● What you should do
Leave out the pictures and retype only the lines from the opening line to the line that holds "ax.set_ylim(y_ticks[0], y_ticks[-1])", both ends included.

● Dataset excerpt
<<<<

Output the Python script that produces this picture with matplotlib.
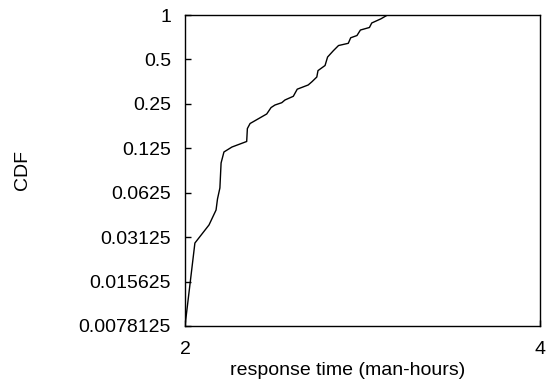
import matplotlib
matplotlib.use('Agg')
import matplotlib.pyplot as plt
from matplotlib.ticker import FixedLocator, FixedFormatter, NullLocator

plt.rcParams['font.family'] = ['Liberation Sans', 'DejaVu Sans']

# CDF of response time (log2 on both axes)
resp_time = [2.000, 2.039, 2.096, 2.125, 2.131, 2.141, 2.146, 2.158, 2.192,
             2.256, 2.259, 2.271, 2.346, 2.366, 2.384, 2.416, 2.431, 2.471,
             2.490, 2.544, 2.563, 2.587, 2.593, 2.629, 2.642, 2.672, 2.699,
             2.751, 2.764, 2.798, 2.817, 2.867, 2.880, 2.932, 2.970]
cdf = [0.0078125, 0.0285, 0.0378, 0.0477, 0.0567, 0.0673, 0.0994, 0.118,
       0.1275, 0.139, 0.170, 0.184, 0.2135, 0.236, 0.2455, 0.2546, 0.2655,
       0.2813, 0.3143, 0.3357, 0.3535, 0.380, 0.420, 0.4548, 0.519, 0.573,
       0.621, 0.643, 0.701, 0.726, 0.791, 0.823, 0.883, 0.942, 1.0]

y_ticks = [0.0078125, 0.015625, 0.03125, 0.0625, 0.125, 0.25, 0.5, 1]
y_ticklabels = ['0.0078125', '0.015625', '0.03125', '0.0625', '0.125',
                '0.25', '0.5', '1']
x_ticks = [2, 4]
x_ticklabels = ['2', '4']

fig = plt.figure(figsize=(5.58, 3.92), dpi=100)
ax = fig.add_axes([185 / 558, 66 / 392, 355 / 558, 311 / 392])

ax.plot(resp_time, cdf, color='black', lw=1.0)

ax.set_xscale('log', base=2)
ax.set_yscale('log', base=2)
ax.set_xlim(2, 4)
ax.set_ylim(y_ticks[0], y_ticks[-1])

ax.xaxis.set_major_locator(FixedLocator(x_ticks))
ax.xaxis.set_major_formatter(FixedFormatter(x_ticklabels))
ax.xaxis.set_minor_locator(NullLocator())
ax.yaxis.set_major_locator(FixedLocator(y_ticks))
ax.yaxis.set_major_formatter(FixedFormatter(y_ticklabels))
ax.yaxis.set_minor_locator(NullLocator())

ax.tick_params(direction='in', length=4, width=1, labelsize=14, color='black')
ax.tick_params(axis='x', pad=11)
ax.tick_params(axis='y', pad=10)
for sp in ax.spines.values():
    sp.set_linewidth(1.0)
    sp.set_color('black')

ax.set_xlabel('response time (man-hours)', fontsize=14, va='center')
ax.xaxis.set_label_coords(0.458, -0.142)
ax.set_ylabel('CDF', fontsize=14, va='center', ha='center')
ax.yaxis.set_label_coords(-0.459, 0.5)

fig.savefig('out.png', dpi=100)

>>>>

● The response
Output the Python script that produces this picture with matplotlib.
import matplotlib
matplotlib.use('Agg')
import matplotlib.pyplot as plt
from matplotlib.ticker import FixedLocator, FixedFormatter, NullLocator

plt.rcParams['font.family'] = ['Liberation Sans', 'DejaVu Sans']

# CDF of response time (log2 on both axes)
resp_time = [2.000, 2.039, 2.096, 2.125, 2.131, 2.141, 2.146, 2.158, 2.192,
             2.256, 2.259, 2.271, 2.346, 2.366, 2.384, 2.416, 2.431, 2.471,
             2.490, 2.544, 2.563, 2.587, 2.593, 2.629, 2.642, 2.672, 2.699,
             2.751, 2.764, 2.798, 2.817, 2.867, 2.880, 2.932, 2.970]
cdf = [0.0078125, 0.0285, 0.0378, 0.0477, 0.0567, 0.0673, 0.0994, 0.118,
       0.1275, 0.139, 0.170, 0.184, 0.2135, 0.236, 0.2455, 0.2546, 0.2655,
       0.2813, 0.3143, 0.3357, 0.3535, 0.380, 0.420, 0.4548, 0.519, 0.573,
       0.621, 0.643, 0.701, 0.726, 0.791, 0.823, 0.883, 0.942, 1.0]

y_ticks = [0.0078125, 0.015625, 0.03125, 0.0625, 0.125, 0.25, 0.5, 1]
y_ticklabels = ['0.0078125', '0.015625', '0.03125', '0.0625', '0.125',
                '0.25', '0.5', '1']
x_ticks = [2, 4]
x_ticklabels = ['2', '4']

fig = plt.figure(figsize=(5.58, 3.92), dpi=100)
ax = fig.add_axes([185 / 558, 66 / 392, 355 / 558, 311 / 392])

ax.plot(resp_time, cdf, color='black', lw=1.0)

ax.set_xscale('log', base=2)
ax.set_yscale('log', base=2)
ax.set_xlim(2, 4)
ax.set_ylim(y_ticks[0], y_ticks[-1])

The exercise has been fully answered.